__Exercise task__.
Lines that hold the word "React" should be located and copied.

::::

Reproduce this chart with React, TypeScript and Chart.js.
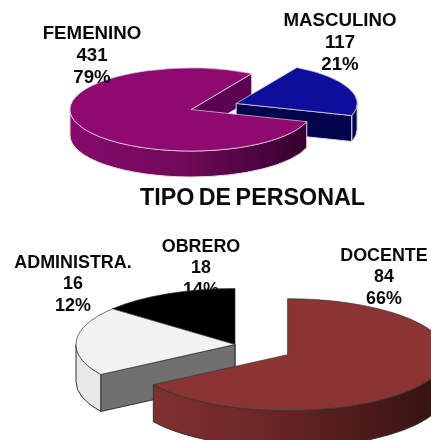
import React, { useEffect, useRef } from "react";
import { Chart, registerables } from "chart.js";

Chart.register(...registerables);

// ---- data ----
const personTitle = "TIPO DE PERSONAL";

const genderNames = ["FEMENINO", "MASCULINO"];
const genderCounts = [431, 117];
const genderPercents = ["79%", "21%"];

const staffNames = ["DOCENTE", "ADMINISTRA.", "OBRERO"];
const staffCounts = [84, 16, 18];
const staffPercents = ["66%", "12%", "14%"];
// slice shares as they are drawn in the picture (they differ from the printed numbers)
const staffSliceShares = [66, 20, 14];

// ---- layout and styles ----
const W = 431;
const H = 440;
const FONT = '"Liberation Sans", Arial, sans-serif';

type Phase = "wall" | "rest" | "all";

interface Look {
  k: number;
  depth: number;
  explode: number[];
  edge: string;
  edgeWidth: number;
  radialWall: string[];
  outerStops: [number, string][][];
  order: [number, Phase][];
  labelsFirst: boolean;
  labels: { lines: string[]; x: number; y: number }[];
  lineGap: number;
  fontSize: number;
  title?: { text: string; x: number; y: number; size: number };
}

function drawLabels(ctx: CanvasRenderingContext2D, look: Look) {
  ctx.save();
  ctx.fillStyle = "#0a0a0a";
  ctx.textAlign = "center";
  ctx.textBaseline = "middle";
  ctx.font = `bold ${look.fontSize}px ${FONT}`;
  for (const l of look.labels) {
    l.lines.forEach((t, i) => ctx.fillText(t, l.x, l.y + i * look.lineGap));
  }
  if (look.title) {
    ctx.font = `bold ${look.title.size}px ${FONT}`;
    (ctx as any).wordSpacing = "-2px";
    ctx.fillText(look.title.text, look.title.x, look.title.y);
    (ctx as any).wordSpacing = "0px";
  }
  ctx.restore();
}

function wallsOf(ctx: CanvasRenderingContext2D, el: any, i: number, look: Look, phase: Phase) {
  const { k, depth } = look;
  const mid = (el.startAngle + el.endAngle) / 2;
  const off = look.explode[i];
  const dx = Math.cos(mid) * off;
  const dy = Math.sin(mid) * off * k;
  const x = el.x + dx;
  const y = el.y + dy;
  const r = el.outerRadius;

  ctx.strokeStyle = look.edge;
  ctx.lineWidth = look.edgeWidth;
  ctx.lineJoin = "round";

  const radial = (a: number) => {
    const px = x + Math.cos(a) * r;
    const py = y + Math.sin(a) * r * k;
    ctx.beginPath();
    ctx.moveTo(x, y);
    ctx.lineTo(px, py);
    ctx.lineTo(px, py + depth);
    ctx.lineTo(x, y + depth);
    ctx.closePath();
    ctx.fillStyle = look.radialWall[i];
    ctx.fill();
    ctx.stroke();
  };

  if (phase === "wall" || phase === "all") {
    if (-Math.cos(el.startAngle) > 0.001) radial(el.startAngle);
    if (Math.cos(el.endAngle) > 0.001) radial(el.endAngle);
  }

  if (phase === "rest" || phase === "all") {
    for (const base of [0, Math.PI * 2]) {
      const a0 = Math.max(el.startAngle, base);
      const a1 = Math.min(el.endAngle, base + Math.PI);
      if (a1 <= a0) continue;
      const g = ctx.createLinearGradient(x - r, 0, x + r, 0);
      for (const [s, c] of look.outerStops[i]) g.addColorStop(s, c);
      ctx.beginPath();
      ctx.moveTo(x + Math.cos(a0) * r, y + Math.sin(a0) * r * k);
      ctx.ellipse(x, y, r, r * k, 0, a0, a1, false);
      ctx.ellipse(x, y + depth, r, r * k, 0, a1, a0, true);
      ctx.closePath();
      ctx.fillStyle = g;
      ctx.fill();
      ctx.stroke();
    }
    ctx.save();
    ctx.translate(dx, el.y + dy);
    ctx.scale(1, k);
    ctx.translate(0, -el.y);
    el.draw(ctx);
    ctx.restore();
  }
}

function tiltPlugin(look: Look) {
  return {
    id: "tilt",
    beforeDatasetsDraw(chart: any) {
      const ctx = chart.ctx as CanvasRenderingContext2D;
      const arcs = chart.getDatasetMeta(0).data;
      if (look.labelsFirst) drawLabels(ctx, look);
      for (const [i, phase] of look.order) wallsOf(ctx, arcs[i], i, look, phase);
      if (!look.labelsFirst) drawLabels(ctx, look);
      return false;
    },
  };
}

function makeChart(
  canvas: HTMLCanvasElement,
  data: number[],
  colors: string[],
  radius: number,
  rotation: number,
  padding: any,
  borderColor: string,
  look: Look
) {
  return new Chart(canvas, {
    type: "pie",
    data: {
      labels: look.labels.map((l) => l.lines[0]),
      datasets: [
        {
          data,
          backgroundColor: colors,
          borderColor,
          borderWidth: look.edgeWidth,
        },
      ],
    },
    options: {
      animation: false,
      responsive: false,
      devicePixelRatio: 1,
      events: [],
      rotation,
      radius,
      layout: { padding },
      plugins: { legend: { display: false }, tooltip: { enabled: false }, title: { display: false } },
    } as any,
    plugins: [tiltPlugin(look)],
  });
}

const genderLook: Look = {
  k: 0.343,
  depth: 26,
  explode: [0, 48.5],
  edge: "#e9d9e6",
  edgeWidth: 1,
  radialWall: ["#5c0052", "#04044c"],
  outerStops: [
    [
      [0, "#870a6c"],
      [0.45, "#720a5c"],
      [1, "#33002b"],
    ],
    [
      [0, "#04044c"],
      [1, "#04044c"],
    ],
  ],
  order: [
    [0, "wall"],
    [1, "all"],
    [0, "rest"],
  ],
  labelsFirst: false,
  labels: [
    { lines: [genderNames[0], String(genderCounts[0]), genderPercents[0]], x: 92, y: 33.5 },
    { lines: [genderNames[1], String(genderCounts[1]), genderPercents[1]], x: 340, y: 21 },
  ],
  lineGap: 22,
  fontSize: 18.7,
  title: { text: personTitle, x: 252.5, y: 199, size: 23.3 },
};

const staffLook: Look = {
  k: 0.352,
  depth: 37,
  explode: [60, 0, 0],
  edge: "#2c352c",
  edgeWidth: 1,
  radialWall: ["#4a1515", "#707070", "#000000"],
  outerStops: [
    [
      [0, "#853131"],
      [0.4, "#6e2828"],
      [1, "#341010"],
    ],
    [
      [0, "#e8e8e8"],
      [1, "#e8e8e8"],
    ],
    [
      [0, "#000000"],
      [1, "#000000"],
    ],
  ],
  order: [
    [2, "all"],
    [1, "all"],
    [0, "all"],
  ],
  labelsFirst: true,
  labels: [
    { lines: [staffNames[0], String(staffCounts[0]), staffPercents[0]], x: 384, y: 256 },
    { lines: [staffNames[1], String(staffCounts[1]), staffPercents[1]], x: 73, y: 263 },
    { lines: [staffNames[2], String(staffCounts[2]), staffPercents[2]], x: 201, y: 247 },
  ],
  lineGap: 21.5,
  fontSize: 17.9,
};

export default function App() {
  const topRef = useRef<HTMLCanvasElement>(null);
  const bottomRef = useRef<HTMLCanvasElement>(null);

  useEffect(() => {
    const top = makeChart(
      topRef.current!,
      genderCounts,
      ["#8e0a70", "#0e0e9c"],
      121,
      107,
      { left: 0, right: W - 382, top: 0, bottom: H - 219 },
      genderLook.edge,
      genderLook
    );
    const bottom = makeChart(
      bottomRef.current!,
      staffSliceShares,
      ["#8b3434", "#f2f2f2", "#000000"],
      159,
      0,
      { left: 39, right: 0, top: 249, bottom: 0 },
      staffLook.edge,
      staffLook
    );
    return () => {
      top.destroy();
      bottom.destroy();
    };
  }, []);

  const canvasStyle: React.CSSProperties = { position: "absolute", left: 0, top: 0, display: "block", filter: "blur(0.35px)" };
  return (
    <div style={{ position: "absolute", left: 0, top: 0, width: W, height: H, overflow: "hidden", background: "#fff" }}>
      <canvas ref={topRef} width={W} height={H} style={canvasStyle} />
      <canvas ref={bottomRef} width={W} height={H} style={canvasStyle} />
    </div>
  );
}
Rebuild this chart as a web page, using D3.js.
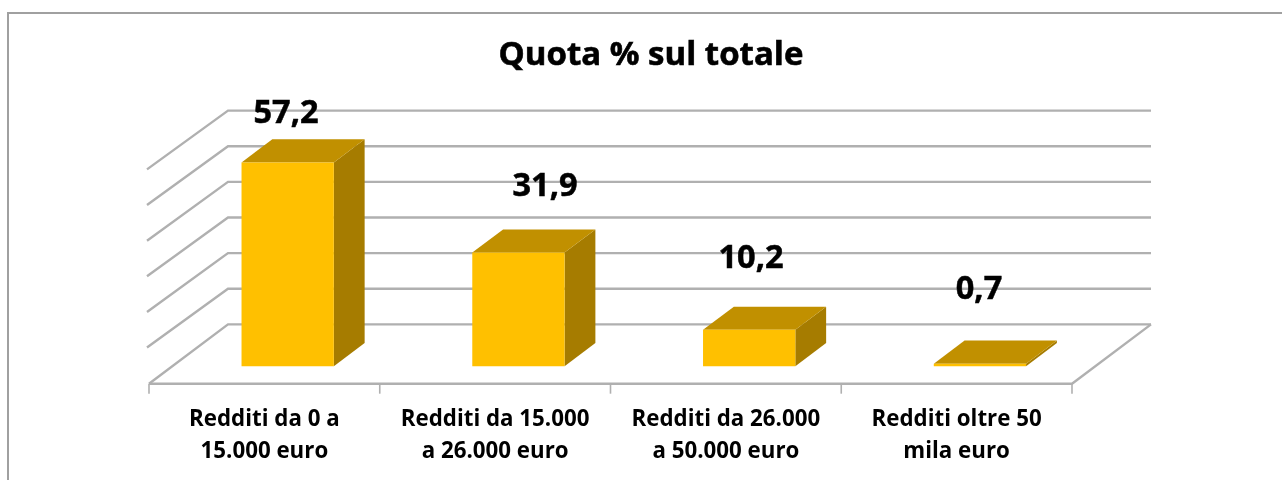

::::

__Solution to this problem__.
Reproduce this chart with React, TypeScript and Chart.js.
import React, { useEffect, useRef } from "react";
  const canvasStyle: React.CSSProperties = { position: "absolute", left: 0, top: 0, display: "block", filter: "blur(0.35px)" };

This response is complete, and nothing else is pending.